For testing purposes, we can disable tls on the redis server, which will force the "handshake timed out" results.

Is there a reason that the connection is maintained even if the ssl negotiation fails? Could/should php close the connection when ssl negotiation fails?

The following code:

<?php

set_error_handler(function($errno, $errstring, $errfile, $errline, $errcontext) {
	var_dump(get_resources());
	exit(1);
});
$socket = stream_socket_client("tls://redis:6379", $error_code, $error_message, 0.2, STREAM_CLIENT_CONNECT | STREAM_CLIENT_PERSISTENT, stream_context_create(['tls' => ['verify_peer_name' => false]]));
echo "here";

Resulted in this output:

array(2) { [2]=> resource(2) of type (stream-context) [3]=> resource(3) of type (persistent stream) }

But I expected this output instead:

array(2) { [2]=> resource(2) of type (stream-context) }

PHP Version

PHP 7.4.28

Operating System

Ubuntu 20.04

@cmb69
Copy link
Member
cmb69 commented Apr 21, 2022

This looks related to https://bugs.php.net/bug.php?id=79501.

@staabm
Copy link
Contributor
staabm commented Apr 21, 2022

OT: it has to be related.. it was posted on the very same day - 2 years ago ;-)

grafik

@bukka
Copy link
Member
bukka commented Apr 29, 2022

Just FYI I have got this on my list with relatively high priority. Although there's bunch of other things so it might take few months to get this resolved.

@jlesueur
Copy link
Author

Thanks for the update, let me know if there's something I can do to make duplication easier.

@bukka
Copy link
Member
bukka commented Apr 29, 2022

I assume it's this, right? phpredis/phpredis#1726 . After reading it, it seems that it's specific to TLS 1.3. Can you confirm that it's just related to TLS 1.3? Also does this happen with the latest Redis server version?

@jlesueur
Copy link
Author

I ran this to check if tls version matters:

<?php

set_error_handler(function($errno, $errstring, $errfile, $errline, $errcontext) {
        var_dump(get_resources());
        exit(1);
});
$socket = stream_socket_client("tlsv1.2://redis:6379", $error_code, $error_message, 0.2, STREAM_CLIENT_CONNECT | STREAM_CLIENT_PERSISTENT, stream_context_create(['tls' => ['verify_peer_name' => false]]));
echo "here";

Sorry, this is long. tl;dr: I am proposing that the internals stream code should close connections where the tls handshake has timed out before emitting a warning.

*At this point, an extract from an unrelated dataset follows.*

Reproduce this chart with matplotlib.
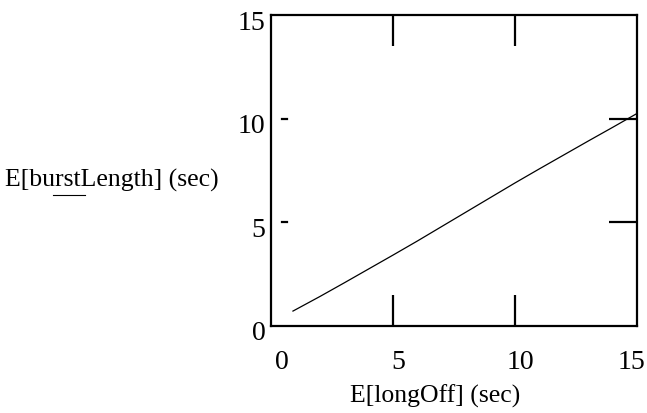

For some context, I don't think the issue I'm seeing is the same as phpredis/phpredis#1726
How we found this issue was that we're moving to redis as a session store. We're using persistent connections to limit the number of new connections that need to be created, however, we still sometimes see bursts of new fpm workers coming online, triggering 500 or more new tls-enabled connections to redis. Redis does not like this. It starts to bog down, and ssl connections start to take longer and longer, eventually hitting our timeout (which we set somewhat aggressively at .2 seconds). In this case, the timeout is not a bug with php or redis, but a capacity problem at the redis server. But there is some strange behavior, in that the connections where phpredis hit the timeout while negotiating the tls handshake, are not closed until the fpm process exits. This meant each new request created a new connection, failed tls, but left that connection open, resulting in 20k open connections on a redis host.

This was because the stream internals code emits a warning when the tls handshake times out, and then returns the connection to the phpredis extension, and the phpredis extension attempts to work with the connection, notices communication problems, and closes the connection, except if an error handler exists that stops execution in the case of warnings. In that case, the connection is not closed.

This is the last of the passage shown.